┏━━

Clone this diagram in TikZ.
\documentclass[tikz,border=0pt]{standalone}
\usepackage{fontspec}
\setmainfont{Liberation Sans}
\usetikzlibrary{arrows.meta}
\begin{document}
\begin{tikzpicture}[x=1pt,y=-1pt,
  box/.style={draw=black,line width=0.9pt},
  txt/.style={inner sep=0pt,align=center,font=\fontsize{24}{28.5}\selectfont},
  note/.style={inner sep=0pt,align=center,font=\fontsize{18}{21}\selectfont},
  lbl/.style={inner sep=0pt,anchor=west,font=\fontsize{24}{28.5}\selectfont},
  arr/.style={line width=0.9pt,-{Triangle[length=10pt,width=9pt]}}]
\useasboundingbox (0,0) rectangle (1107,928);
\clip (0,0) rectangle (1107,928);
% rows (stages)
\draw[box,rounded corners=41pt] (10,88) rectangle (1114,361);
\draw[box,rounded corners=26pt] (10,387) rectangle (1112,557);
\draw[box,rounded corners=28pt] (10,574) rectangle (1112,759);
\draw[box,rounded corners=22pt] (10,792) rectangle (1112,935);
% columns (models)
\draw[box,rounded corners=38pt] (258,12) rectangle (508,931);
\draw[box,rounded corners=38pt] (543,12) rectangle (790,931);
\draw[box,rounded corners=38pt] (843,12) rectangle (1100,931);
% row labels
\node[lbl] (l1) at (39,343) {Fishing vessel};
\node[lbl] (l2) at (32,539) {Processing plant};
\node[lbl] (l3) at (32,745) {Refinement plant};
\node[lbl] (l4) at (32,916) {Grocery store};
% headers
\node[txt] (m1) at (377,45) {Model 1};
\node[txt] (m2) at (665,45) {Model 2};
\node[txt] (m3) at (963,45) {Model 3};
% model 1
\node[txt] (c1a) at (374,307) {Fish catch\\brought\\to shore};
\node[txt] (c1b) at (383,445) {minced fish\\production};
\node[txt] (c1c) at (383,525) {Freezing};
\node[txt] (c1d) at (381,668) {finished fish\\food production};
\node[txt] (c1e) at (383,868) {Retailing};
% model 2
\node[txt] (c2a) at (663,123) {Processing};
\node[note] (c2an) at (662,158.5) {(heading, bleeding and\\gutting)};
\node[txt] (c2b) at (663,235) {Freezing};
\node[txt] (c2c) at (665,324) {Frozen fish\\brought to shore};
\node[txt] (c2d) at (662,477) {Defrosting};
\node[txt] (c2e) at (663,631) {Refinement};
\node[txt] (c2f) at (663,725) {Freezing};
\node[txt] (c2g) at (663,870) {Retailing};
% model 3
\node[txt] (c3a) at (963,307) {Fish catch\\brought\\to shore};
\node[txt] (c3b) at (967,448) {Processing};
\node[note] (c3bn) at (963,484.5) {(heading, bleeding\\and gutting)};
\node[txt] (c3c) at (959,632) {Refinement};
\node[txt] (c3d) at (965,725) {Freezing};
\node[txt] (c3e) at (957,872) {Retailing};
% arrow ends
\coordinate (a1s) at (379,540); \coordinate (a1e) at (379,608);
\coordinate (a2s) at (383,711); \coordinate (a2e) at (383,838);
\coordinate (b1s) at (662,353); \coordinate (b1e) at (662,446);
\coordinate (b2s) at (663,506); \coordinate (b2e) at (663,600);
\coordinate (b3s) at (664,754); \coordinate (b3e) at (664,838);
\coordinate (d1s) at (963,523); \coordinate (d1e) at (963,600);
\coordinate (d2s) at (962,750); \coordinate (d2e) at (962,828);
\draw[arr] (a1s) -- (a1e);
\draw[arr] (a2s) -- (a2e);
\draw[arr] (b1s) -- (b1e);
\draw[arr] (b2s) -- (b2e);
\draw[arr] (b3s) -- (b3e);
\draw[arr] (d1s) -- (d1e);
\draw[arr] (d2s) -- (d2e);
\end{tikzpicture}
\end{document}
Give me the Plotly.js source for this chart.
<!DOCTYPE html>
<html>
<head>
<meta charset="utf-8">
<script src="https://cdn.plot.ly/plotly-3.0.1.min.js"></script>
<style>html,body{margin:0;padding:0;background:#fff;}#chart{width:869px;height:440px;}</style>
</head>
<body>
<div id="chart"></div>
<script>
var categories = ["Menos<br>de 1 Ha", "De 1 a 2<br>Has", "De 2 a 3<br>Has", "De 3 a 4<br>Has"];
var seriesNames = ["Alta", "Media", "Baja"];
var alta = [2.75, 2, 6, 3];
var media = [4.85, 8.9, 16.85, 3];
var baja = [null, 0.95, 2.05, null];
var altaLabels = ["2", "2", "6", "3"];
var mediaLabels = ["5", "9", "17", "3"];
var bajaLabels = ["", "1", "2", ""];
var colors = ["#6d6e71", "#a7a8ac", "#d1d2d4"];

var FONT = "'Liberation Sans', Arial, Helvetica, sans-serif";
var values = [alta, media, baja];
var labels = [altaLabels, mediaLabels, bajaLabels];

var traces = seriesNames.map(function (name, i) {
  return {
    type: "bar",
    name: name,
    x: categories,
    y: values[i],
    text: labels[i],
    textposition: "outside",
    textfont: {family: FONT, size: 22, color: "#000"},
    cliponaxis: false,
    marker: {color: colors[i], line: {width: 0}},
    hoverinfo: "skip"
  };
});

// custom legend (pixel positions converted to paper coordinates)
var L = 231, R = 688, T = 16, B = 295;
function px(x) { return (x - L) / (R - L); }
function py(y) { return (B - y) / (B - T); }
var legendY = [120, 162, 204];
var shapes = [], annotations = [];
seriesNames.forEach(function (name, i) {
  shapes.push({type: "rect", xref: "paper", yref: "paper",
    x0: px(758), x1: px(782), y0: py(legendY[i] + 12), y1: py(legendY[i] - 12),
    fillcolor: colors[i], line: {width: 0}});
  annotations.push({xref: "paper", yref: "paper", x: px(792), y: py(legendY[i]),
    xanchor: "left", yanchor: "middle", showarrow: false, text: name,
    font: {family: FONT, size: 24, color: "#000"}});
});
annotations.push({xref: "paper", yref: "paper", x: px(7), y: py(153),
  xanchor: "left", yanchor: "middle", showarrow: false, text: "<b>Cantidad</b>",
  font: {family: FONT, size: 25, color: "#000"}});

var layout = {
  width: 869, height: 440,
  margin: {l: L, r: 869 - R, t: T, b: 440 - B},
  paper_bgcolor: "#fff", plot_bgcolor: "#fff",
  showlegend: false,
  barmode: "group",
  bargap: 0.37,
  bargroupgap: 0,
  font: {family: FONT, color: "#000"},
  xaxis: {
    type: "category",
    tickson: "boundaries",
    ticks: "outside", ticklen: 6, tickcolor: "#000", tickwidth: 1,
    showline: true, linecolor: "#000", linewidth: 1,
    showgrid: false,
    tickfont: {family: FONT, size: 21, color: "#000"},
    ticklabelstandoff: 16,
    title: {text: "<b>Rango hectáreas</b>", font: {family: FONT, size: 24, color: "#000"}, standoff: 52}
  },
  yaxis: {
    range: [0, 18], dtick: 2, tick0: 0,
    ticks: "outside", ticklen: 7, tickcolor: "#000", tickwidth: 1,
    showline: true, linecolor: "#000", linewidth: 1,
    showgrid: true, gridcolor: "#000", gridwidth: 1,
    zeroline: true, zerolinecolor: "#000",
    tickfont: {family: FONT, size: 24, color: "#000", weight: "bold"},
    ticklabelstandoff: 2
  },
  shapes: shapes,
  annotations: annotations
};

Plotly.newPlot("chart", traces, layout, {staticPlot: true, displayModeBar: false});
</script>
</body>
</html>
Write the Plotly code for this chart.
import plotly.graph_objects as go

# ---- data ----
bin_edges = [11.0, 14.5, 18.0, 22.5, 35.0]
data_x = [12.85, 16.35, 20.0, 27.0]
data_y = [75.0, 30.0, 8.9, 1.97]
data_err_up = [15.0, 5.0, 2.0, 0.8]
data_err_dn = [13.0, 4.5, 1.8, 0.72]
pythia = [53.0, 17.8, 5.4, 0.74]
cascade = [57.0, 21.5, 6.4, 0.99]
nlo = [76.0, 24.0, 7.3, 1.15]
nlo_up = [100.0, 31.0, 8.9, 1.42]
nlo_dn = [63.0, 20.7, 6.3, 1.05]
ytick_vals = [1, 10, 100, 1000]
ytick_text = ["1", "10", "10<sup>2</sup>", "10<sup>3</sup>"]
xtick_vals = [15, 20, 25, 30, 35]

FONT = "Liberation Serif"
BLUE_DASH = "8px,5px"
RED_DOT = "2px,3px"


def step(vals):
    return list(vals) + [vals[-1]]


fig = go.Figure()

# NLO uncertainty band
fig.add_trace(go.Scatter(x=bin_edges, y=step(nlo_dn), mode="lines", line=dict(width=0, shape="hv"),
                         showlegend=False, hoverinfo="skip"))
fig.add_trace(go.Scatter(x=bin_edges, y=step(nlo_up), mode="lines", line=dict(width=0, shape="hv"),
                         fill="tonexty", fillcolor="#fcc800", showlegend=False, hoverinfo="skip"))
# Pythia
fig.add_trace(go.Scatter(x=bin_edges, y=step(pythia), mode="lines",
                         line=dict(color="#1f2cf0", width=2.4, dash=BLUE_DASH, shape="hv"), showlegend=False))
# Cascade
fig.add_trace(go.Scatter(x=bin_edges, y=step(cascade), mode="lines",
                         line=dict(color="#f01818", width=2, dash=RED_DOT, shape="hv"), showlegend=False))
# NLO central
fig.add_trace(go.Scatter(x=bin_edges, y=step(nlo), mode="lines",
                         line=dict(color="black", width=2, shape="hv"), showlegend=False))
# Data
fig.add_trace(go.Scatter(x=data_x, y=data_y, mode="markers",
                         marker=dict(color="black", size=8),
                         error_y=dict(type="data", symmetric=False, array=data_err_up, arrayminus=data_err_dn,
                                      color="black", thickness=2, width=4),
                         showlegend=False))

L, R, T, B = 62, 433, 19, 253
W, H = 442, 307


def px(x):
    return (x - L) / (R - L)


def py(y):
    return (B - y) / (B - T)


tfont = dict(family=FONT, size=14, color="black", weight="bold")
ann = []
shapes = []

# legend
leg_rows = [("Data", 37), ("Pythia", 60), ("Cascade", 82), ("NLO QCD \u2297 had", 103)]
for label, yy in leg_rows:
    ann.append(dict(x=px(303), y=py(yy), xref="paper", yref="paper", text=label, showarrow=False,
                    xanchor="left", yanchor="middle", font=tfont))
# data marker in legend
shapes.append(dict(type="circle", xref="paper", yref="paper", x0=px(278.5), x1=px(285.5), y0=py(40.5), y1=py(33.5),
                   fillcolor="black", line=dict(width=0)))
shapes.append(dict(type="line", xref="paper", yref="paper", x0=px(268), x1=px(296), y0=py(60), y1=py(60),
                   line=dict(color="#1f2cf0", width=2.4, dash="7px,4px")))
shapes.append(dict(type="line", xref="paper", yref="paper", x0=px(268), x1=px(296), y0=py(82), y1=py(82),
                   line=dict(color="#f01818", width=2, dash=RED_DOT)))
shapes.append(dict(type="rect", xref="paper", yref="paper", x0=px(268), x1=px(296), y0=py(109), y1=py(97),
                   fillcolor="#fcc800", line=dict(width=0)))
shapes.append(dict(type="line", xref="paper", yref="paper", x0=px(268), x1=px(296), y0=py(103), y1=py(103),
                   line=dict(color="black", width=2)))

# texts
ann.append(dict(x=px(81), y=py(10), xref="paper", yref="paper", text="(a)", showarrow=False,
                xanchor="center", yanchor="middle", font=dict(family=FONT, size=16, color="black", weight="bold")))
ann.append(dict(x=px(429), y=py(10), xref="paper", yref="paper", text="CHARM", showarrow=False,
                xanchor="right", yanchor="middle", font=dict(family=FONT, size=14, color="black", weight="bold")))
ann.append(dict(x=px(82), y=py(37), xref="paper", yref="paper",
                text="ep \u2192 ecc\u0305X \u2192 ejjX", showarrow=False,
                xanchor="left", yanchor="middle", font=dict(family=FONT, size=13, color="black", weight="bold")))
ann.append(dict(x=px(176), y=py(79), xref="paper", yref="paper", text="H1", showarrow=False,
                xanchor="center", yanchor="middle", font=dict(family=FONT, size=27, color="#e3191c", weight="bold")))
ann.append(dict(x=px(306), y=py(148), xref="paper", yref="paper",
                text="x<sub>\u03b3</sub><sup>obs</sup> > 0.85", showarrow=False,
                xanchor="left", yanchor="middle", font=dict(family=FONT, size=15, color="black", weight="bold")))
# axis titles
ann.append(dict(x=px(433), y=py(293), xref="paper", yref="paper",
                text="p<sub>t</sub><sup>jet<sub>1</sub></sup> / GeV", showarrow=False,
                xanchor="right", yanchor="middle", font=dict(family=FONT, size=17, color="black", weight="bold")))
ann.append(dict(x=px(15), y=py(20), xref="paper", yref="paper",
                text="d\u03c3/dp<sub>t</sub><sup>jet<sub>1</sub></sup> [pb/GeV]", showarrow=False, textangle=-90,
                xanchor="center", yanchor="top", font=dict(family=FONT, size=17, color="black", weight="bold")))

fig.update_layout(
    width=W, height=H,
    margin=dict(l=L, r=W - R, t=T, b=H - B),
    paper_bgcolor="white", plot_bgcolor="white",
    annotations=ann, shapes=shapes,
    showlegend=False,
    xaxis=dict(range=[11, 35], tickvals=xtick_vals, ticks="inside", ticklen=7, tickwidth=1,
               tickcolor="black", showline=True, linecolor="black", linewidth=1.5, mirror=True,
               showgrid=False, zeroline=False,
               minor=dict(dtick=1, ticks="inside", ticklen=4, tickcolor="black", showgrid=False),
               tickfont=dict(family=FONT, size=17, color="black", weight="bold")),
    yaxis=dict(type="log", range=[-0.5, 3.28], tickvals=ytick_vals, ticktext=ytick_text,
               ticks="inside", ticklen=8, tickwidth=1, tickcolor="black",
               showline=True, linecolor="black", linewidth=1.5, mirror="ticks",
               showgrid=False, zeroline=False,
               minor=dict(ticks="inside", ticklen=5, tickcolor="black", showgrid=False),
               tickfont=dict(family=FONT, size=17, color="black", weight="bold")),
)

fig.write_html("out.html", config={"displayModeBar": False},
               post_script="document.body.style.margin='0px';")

┗━━

> _PROBLEM DESCRIPTION_: Using the entries above, extract exactly the span from the line with "Write the Plotly code for this chart." to the line with "fig = go.Figure()", both lines included; leave out everything else.

> _TASK RESULT_:
Write the Plotly code for this chart.
import plotly.graph_objects as go

# ---- data ----
bin_edges = [11.0, 14.5, 18.0, 22.5, 35.0]
data_x = [12.85, 16.35, 20.0, 27.0]
data_y = [75.0, 30.0, 8.9, 1.97]
data_err_up = [15.0, 5.0, 2.0, 0.8]
data_err_dn = [13.0, 4.5, 1.8, 0.72]
pythia = [53.0, 17.8, 5.4, 0.74]
cascade = [57.0, 21.5, 6.4, 0.99]
nlo = [76.0, 24.0, 7.3, 1.15]
nlo_up = [100.0, 31.0, 8.9, 1.42]
nlo_dn = [63.0, 20.7, 6.3, 1.05]
ytick_vals = [1, 10, 100, 1000]
ytick_text = ["1", "10", "10<sup>2</sup>", "10<sup>3</sup>"]
xtick_vals = [15, 20, 25, 30, 35]

FONT = "Liberation Serif"
BLUE_DASH = "8px,5px"
RED_DOT = "2px,3px"


def step(vals):
    return list(vals) + [vals[-1]]


fig = go.Figure()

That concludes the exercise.